Over the past few years, global air traffic growth has exhibited a fairly stable positive trend, even through various circumstances. According to a prevailing opinion, this trend is unlikely to change in the future. Within this picture, traffic flow patterns will become more complex, making conflicts and situations harder to identify for human operators.
As envisaged by SESAR JU and HALA! Research Network, higher levels of automation will help Air Traffic Controllers (ATCos) to deal with increasingly complex airspace scenarios, enabling them to manage complexity in a safe and efficient way. Research has shown that supportive automation can be beneficial and lead to reduced workload, increased management capacity and performance reliability. However, the absence of automation errors can often not be guaranteed. Consequently, a human operator has to monitor the automation and to intervene in the unlikely event of system failure or the misinterpretation of the situation by the system.

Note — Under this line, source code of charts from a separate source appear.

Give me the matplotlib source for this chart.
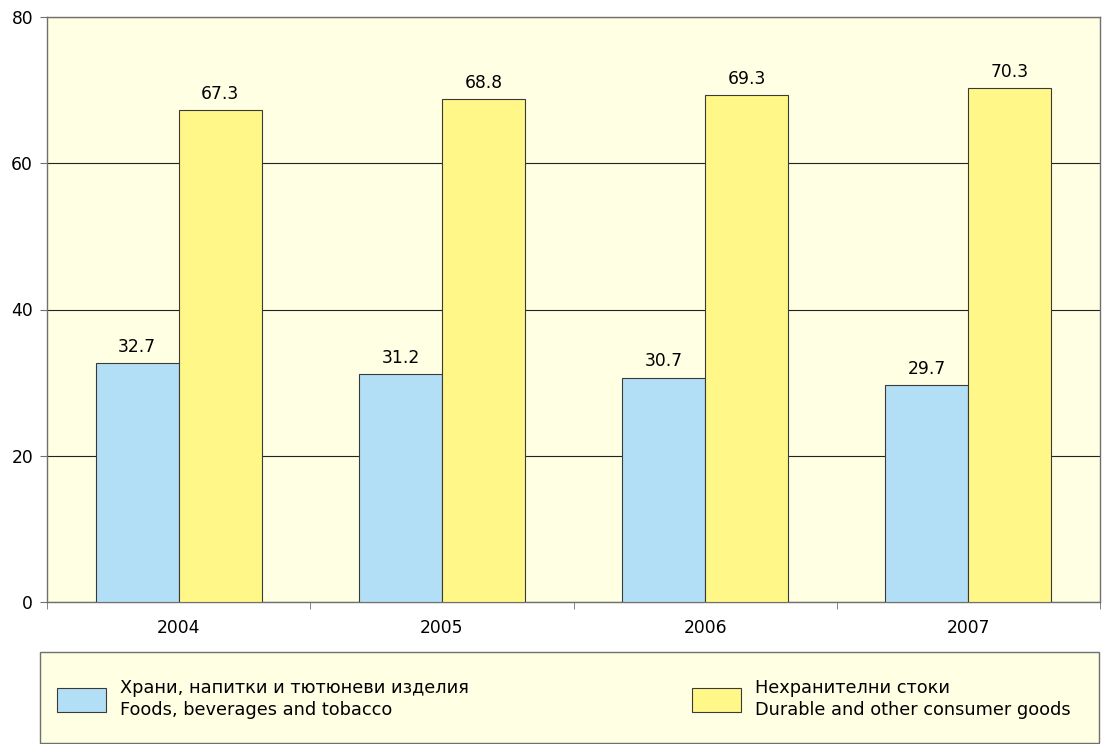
import matplotlib
matplotlib.use("Agg")
import matplotlib.pyplot as plt
from matplotlib.patches import Rectangle
import numpy as np

plt.rcParams['font.family'] = ['DejaVu Sans']

years = ['2004', '2005', '2006', '2007']
foods = [32.7, 31.2, 30.7, 29.7]
durable = [67.3, 68.8, 69.3, 70.3]
label_foods = 'Храни, напитки и тютюневи изделия\nFoods, beverages and tobacco'
label_durable = 'Нехранителни стоки\nDurable and other consumer goods'
yticks = [0, 20, 40, 60, 80]

c_blue = '#b3dff6'
c_yellow = '#fff788'
c_bg = '#ffffe3'
c_edge = '#3a3a3a'
c_axis = '#707070'
fs = 12.3
fs_leg = 12.8

W, H = 1108, 744
fig = plt.figure(figsize=(W/100, H/100), dpi=100)
ax = fig.add_axes([47/W, 1-602/H, (1100-47)/W, (602-17)/H])
ax.set_facecolor(c_bg)

x = np.arange(len(years))
w = 0.315
b1 = ax.bar(x - w/2, foods, w, color=c_blue, edgecolor=c_edge, linewidth=0.8, label=label_foods, zorder=3)
b2 = ax.bar(x + w/2, durable, w, color=c_yellow, edgecolor=c_edge, linewidth=0.8, label=label_durable, zorder=3)

for rects, vals in ((b1, foods), (b2, durable)):
    for r, v in zip(rects, vals):
        ax.text(r.get_x() + r.get_width()/2, v + 1.0, f'{v:.1f}', ha='center', va='bottom', fontsize=fs, color='black')

ax.set_xlim(-0.5, len(years) - 0.5)
ax.set_ylim(0, 80)
ax.set_yticks(yticks)
ax.set_yticklabels([str(t) for t in yticks], fontsize=fs)
ax.yaxis.grid(True, color='#222222', linewidth=0.8, zorder=1)
ax.set_axisbelow(True)

ax.set_xticks(x)
ax.set_xticklabels(years, fontsize=fs)
ax.set_xticks(np.arange(len(years) + 1) - 0.5, minor=True)
ax.tick_params(axis='x', which='major', length=0, pad=12)
ax.tick_params(axis='x', which='minor', length=5, direction='out', color=c_axis)
ax.tick_params(axis='y', length=5, direction='out', color=c_axis, pad=5)

for s in ['left', 'bottom', 'top', 'right']:
    ax.spines[s].set_color(c_axis)
    ax.spines[s].set_linewidth(1.0)

# legend box
box = Rectangle((40/W, 1/H), (1099-40)/W, (743-652)/H, transform=fig.transFigure,
                facecolor=c_bg, edgecolor=c_axis, linewidth=1.0, zorder=0)
fig.patches.append(box)

leg = fig.legend(handles=[b1, b2], loc='center left',
                 bbox_to_anchor=(57/W, 1-699/H, (1071-57)/W, 0),
                 mode='expand', ncol=2, fontsize=fs_leg, frameon=False,
                 handlelength=2.75, handleheight=1.65, handletextpad=0.82,
                 borderaxespad=0, borderpad=0, labelspacing=0.1)
for t in leg.get_texts():
    t.set_linespacing(1.3)

fig.savefig('out.png', dpi=100, facecolor='white')
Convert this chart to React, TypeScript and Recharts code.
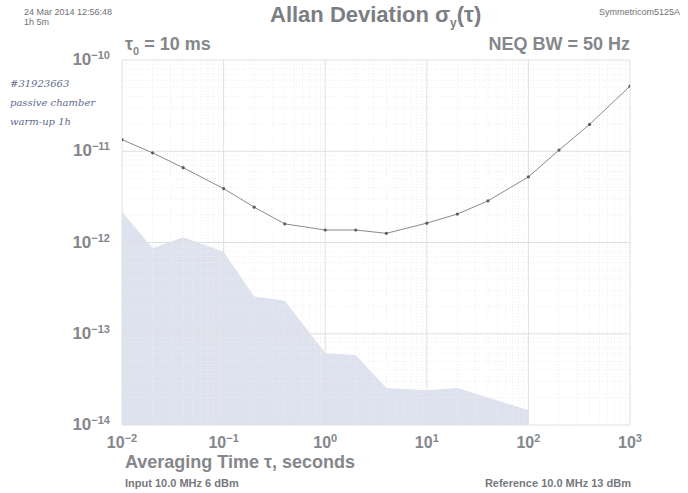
import { ComposedChart, Line, Area, XAxis, YAxis, ReferenceLine } from 'recharts'

// averaging times (s)
const tau = [0.01, 0.02, 0.04, 0.1, 0.2, 0.4, 1, 2, 4, 10, 20, 40, 100, 200, 400, 1000]
// measured Allan deviation
const adev = [
  1.34e-11, 9.6e-12, 6.6e-12, 3.9e-12, 2.44e-12, 1.6e-12, 1.37e-12, 1.37e-12, 1.26e-12,
  1.63e-12, 2.05e-12, 2.86e-12, 5.24e-12, 1.03e-11, 1.97e-11, 5.17e-11,
]
// noise floor (shaded), ends at 100 s
const floor = [
  2.17e-12, 8.65e-13, 1.14e-12, 7.9e-13, 2.56e-13, 2.3e-13, 6.15e-14, 5.8e-14, 2.55e-14,
  2.4e-14, 2.55e-14, 2.0e-14, 1.45e-14, null, null, null,
]

const xTicks = [0.01, 0.1, 1, 10, 100, 1000]
const xExp = ['−2', '−1', '0', '1', '2', '3']
const yTicks = [1e-14, 1e-13, 1e-12, 1e-11, 1e-10]
const yExp = ['−14', '−13', '−12', '−11', '−10']

const data = tau.map((t, i) => ({ tau: t, adev: adev[i], floor: floor[i] }))

const minorX: number[] = []
for (let d = -2; d < 3; d++) for (let m = 2; m < 10; m++) minorX.push(m * Math.pow(10, d))
const minorY: number[] = []
for (let d = -14; d < -10; d++) for (let m = 2; m < 10; m++) minorY.push(m * Math.pow(10, d))

const GRAY = '#84878b'
const FONT = '"Liberation Sans", Arial, sans-serif'

function XTick({ x, y, payload }: any) {
  const i = xTicks.indexOf(payload.value)
  return (
    <text x={x} y={y + 15} textAnchor="middle" fill={GRAY} fontFamily={FONT} fontWeight="bold" fontSize={16}>
      10<tspan fontSize={11} dy={-6}>{xExp[i]}</tspan>
    </text>
  )
}

function YTick({ x, y, payload }: any) {
  const i = yTicks.indexOf(payload.value)
  return (
    <text x={x} y={y + 5} textAnchor="end" fill={GRAY} fontFamily={FONT} fontWeight="bold" fontSize={17}>
      10<tspan fontSize={11} dy={-6}>{yExp[i]}</tspan>
    </text>
  )
}

const abs = (s: React.CSSProperties): React.CSSProperties => ({ position: 'absolute', margin: 0, whiteSpace: 'nowrap', ...s })

export default function App() {
  return (
    <div style={{ position: 'absolute', left: 0, top: 0, width: 688, height: 493, background: '#fff', fontFamily: FONT, color: GRAY }}>
      <ComposedChart width={688} height={493} data={data} margin={{ top: 60, right: 58, bottom: 40, left: 37 }}>
        <XAxis
          dataKey="tau"
          type="number"
          scale="log"
          domain={[0.01, 1000]}
          ticks={xTicks}
          tick={<XTick />}
          axisLine={false}
          tickLine={false}
          height={28}
          allowDataOverflow
        />
        <YAxis
          type="number"
          scale="log"
          domain={[1e-14, 1e-10]}
          ticks={yTicks}
          tick={<YTick />}
          axisLine={false}
          tickLine={false}
          width={85}
          tickMargin={6}
          allowDataOverflow
        />
        {minorY.map((v) => (
          <ReferenceLine key={'my' + v} y={v} stroke="#eeeef1" strokeDasharray="1 2" />
        ))}
        {minorX.map((v) => (
          <ReferenceLine key={'mx' + v} x={v} stroke="#eeeef1" strokeDasharray="1 2" />
        ))}
        {yTicks.map((v) => (
          <ReferenceLine key={'y' + v} y={v} stroke="#e0e0e4" />
        ))}
        {xTicks.map((v) => (
          <ReferenceLine key={'x' + v} x={v} stroke="#e0e0e4" />
        ))}
        <Area
          dataKey="floor"
          type="linear"
          stroke="none"
          fill="#dee1ee"
          fillOpacity={1}
          baseValue="dataMin"
          isAnimationActive={false}
        />
        <Line
          dataKey="adev"
          type="linear"
          stroke="#8a8a8e"
          strokeWidth={1}
          dot={{ r: 1.6, fill: '#5c5c62', stroke: 'none' }}
          activeDot={false}
          isAnimationActive={false}
        />
      </ComposedChart>

      <div style={abs({ left: 24, top: 7, fontSize: 9, lineHeight: '10px', color: '#6e7074' })}>
        24 Mar 2014 12:56:48<br />1h 5m
      </div>
      <div style={abs({ left: 270, top: 2, fontSize: 22, fontWeight: 'bold', color: '#7b7e83' })}>
        Allan Deviation σ<sub style={{ fontSize: 12 }}>y</sub>(τ)
      </div>
      <div style={abs({ right: 8, top: 7, fontSize: 9, color: '#6e7074' })}>Symmetricom5125A</div>
      <div style={abs({ left: 125, top: 34, fontSize: 18, fontWeight: 'bold' })}>
        τ<sub style={{ fontSize: 11 }}>0</sub> = 10 ms
      </div>
      <div style={abs({ right: 58, top: 34, fontSize: 18, fontWeight: 'bold' })}>NEQ BW = 50 Hz</div>

      <div style={abs({ left: 10, top: 74, fontSize: 10, lineHeight: '19px', fontStyle: 'italic', fontFamily: '"DejaVu Serif", serif', color: '#5d6a8c' })}>
        #31923663<br />passive chamber<br />warm-up 1h
      </div>

      <div style={abs({ left: 125, top: 452, fontSize: 18, fontWeight: 'bold' })}>Averaging Time τ, seconds</div>
      <div style={abs({ left: 125, top: 477, fontSize: 11, fontWeight: 'bold', color: '#76797d' })}>Input 10.0 MHz 6 dBm</div>
      <div style={abs({ right: 57, top: 477, fontSize: 11, fontWeight: 'bold', color: '#76797d' })}>Reference 10.0 MHz 13 dBm</div>
    </div>
  )
}
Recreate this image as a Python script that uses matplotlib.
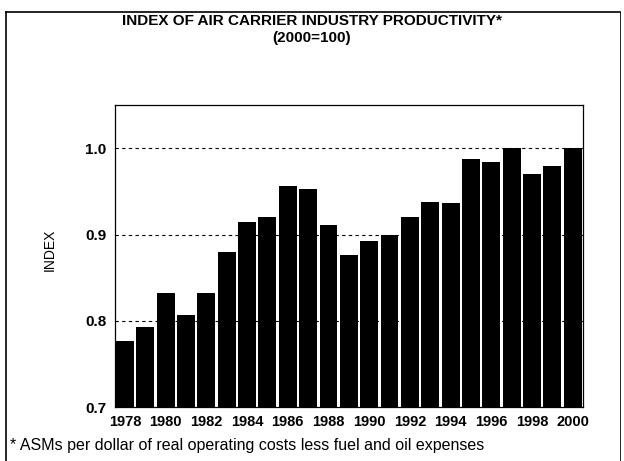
import matplotlib
matplotlib.use("Agg")
import matplotlib.pyplot as plt
from matplotlib.lines import Line2D

plt.rcParams['font.family'] = ['Liberation Sans', 'DejaVu Sans']

years = list(range(1978, 2001))
index_values = [0.777, 0.793, 0.832, 0.807, 0.832, 0.880, 0.914, 0.920, 0.956, 0.953,
                0.911, 0.876, 0.893, 0.900, 0.920, 0.938, 0.937, 0.988, 0.984, 1.000,
                0.970, 0.979, 1.000]
tick_years = years[::2]
y_ticks = [0.7, 0.8, 0.9, 1.0]

fig = plt.figure(figsize=(6.24, 4.61), dpi=100)
ax = fig.add_axes([0.184, 0.117, 0.75, 0.655])

# grid first so bars sit on top
for v in y_ticks[1:]:
    ax.axhline(v, color="black", linestyle=(0, (3, 3)), linewidth=0.8, zorder=1)

ax.bar(years, index_values, width=0.88, color="black", zorder=2)

ax.set_xlim(years[0] - 0.5, years[-1] + 0.5)
ax.set_ylim(0.7, 1.05)
ax.set_yticks(y_ticks)
ax.set_yticklabels([f"{v:.1f}" for v in y_ticks], fontsize=11, fontweight="bold")
ax.set_xticks(tick_years)
ax.set_xticklabels([str(y) for y in tick_years], fontsize=10.5, fontweight="bold")
ax.tick_params(axis="x", length=0, pad=6)
ax.tick_params(axis="y", length=0, pad=6)
ax.set_ylabel("INDEX", fontsize=10)
ax.yaxis.set_label_coords(-0.125, 0.52)
for s in ax.spines.values():
    s.set_linewidth(0.9)

fig.text(0.5, 0.955, "INDEX OF AIR CARRIER INDUSTRY PRODUCTIVITY*", ha="center", va="center",
         fontsize=11, fontweight="bold")
fig.text(0.5, 0.917, "(2000=100)", ha="center", va="center", fontsize=11, fontweight="bold")
fig.text(0.016, 0.034, "* ASMs per dollar of real operating costs less fuel and oil expenses",
         ha="left", va="center", fontsize=11.5)

# outer frame of the page
fig.add_artist(Line2D([0.01, 0.994], [0.974, 0.974], color="black", linewidth=1.2))
fig.add_artist(Line2D([0.01, 0.01], [0.0, 0.974], color="black", linewidth=1.2))
fig.add_artist(Line2D([0.994, 0.994], [0.0, 0.974], color="black", linewidth=0.6))

fig.savefig("out.png", dpi=100)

It has been shown that the monitoring role of human operators results in negative effects, such as lack of attention, loss of Situation Awareness (SA) and skill degradation. It is expected that a monitoring task reduces ATCos’ ability to detect problems, determine the current state of the system, understand events and to react to situations. Therefore, adaptive automation should be taken into account to avoid keeping the ATCO ‘out-of-the-loop’ (OOTL). MINIMA pursued this goal by developing a vigilance and attention controller (VAC). Specially, MINIMA:
• Identified the frequency and the severity of the OOTL phenomenon in a highly automated terminal manoeuvring area (TMA). Based on a review of OTOL performance problems identified in the literature, MINIMA analysed which of these problems affect the performance of ATCoS.
• Analysed the task environment (TE), defined new task distributions and procedures and developed new attention guidance tools. New task distributions which decrease the level of automation and hand back tasks from the automation to the human operator may decrease system performance, but may be necessary to avoid OOTL problems. Also new tasks were defined in order to increase the operators’ vigilance. Attention guidance tools were arranged as well to highlight specific air traffic situations when necessary.
• Developed a real time “Vigilance and Attention Observer” to monitor the state of the human operator. This was based on cutting edge technologies, such as electroencephalography and eye trackers. Ad hoc indexes, combining multi-source information, compared the ATCo’s psychophysical state to a reference state. Applying a Brain-Computer-Interface to measure the operators’ state was a core aspect of MINIMA.
• Developed an adaptive automation based on the Vigilance and Attention Observer. Activation tasks and attention guidance tools were dynamically assigned based on the ACTo’s state measured with the vigilance and attention observer. As reducing the level of automation can reduce system performance, adaptive automation dynamically switched between modes of high and low automation to avoid OOTL occurrence.
In summary, MINIMA developed an automated system capable of providing substantial and verifiable capacity and efficiency benefits while fully addressing the risks associated with assigning a monitoring role to the human operator, such as dissatisfaction, lack of attention, loss of SA and de-skilling. This way, MINIMA provided guidance for the future design of fail-safe complex human-machine environments in the presence of high levels of automation.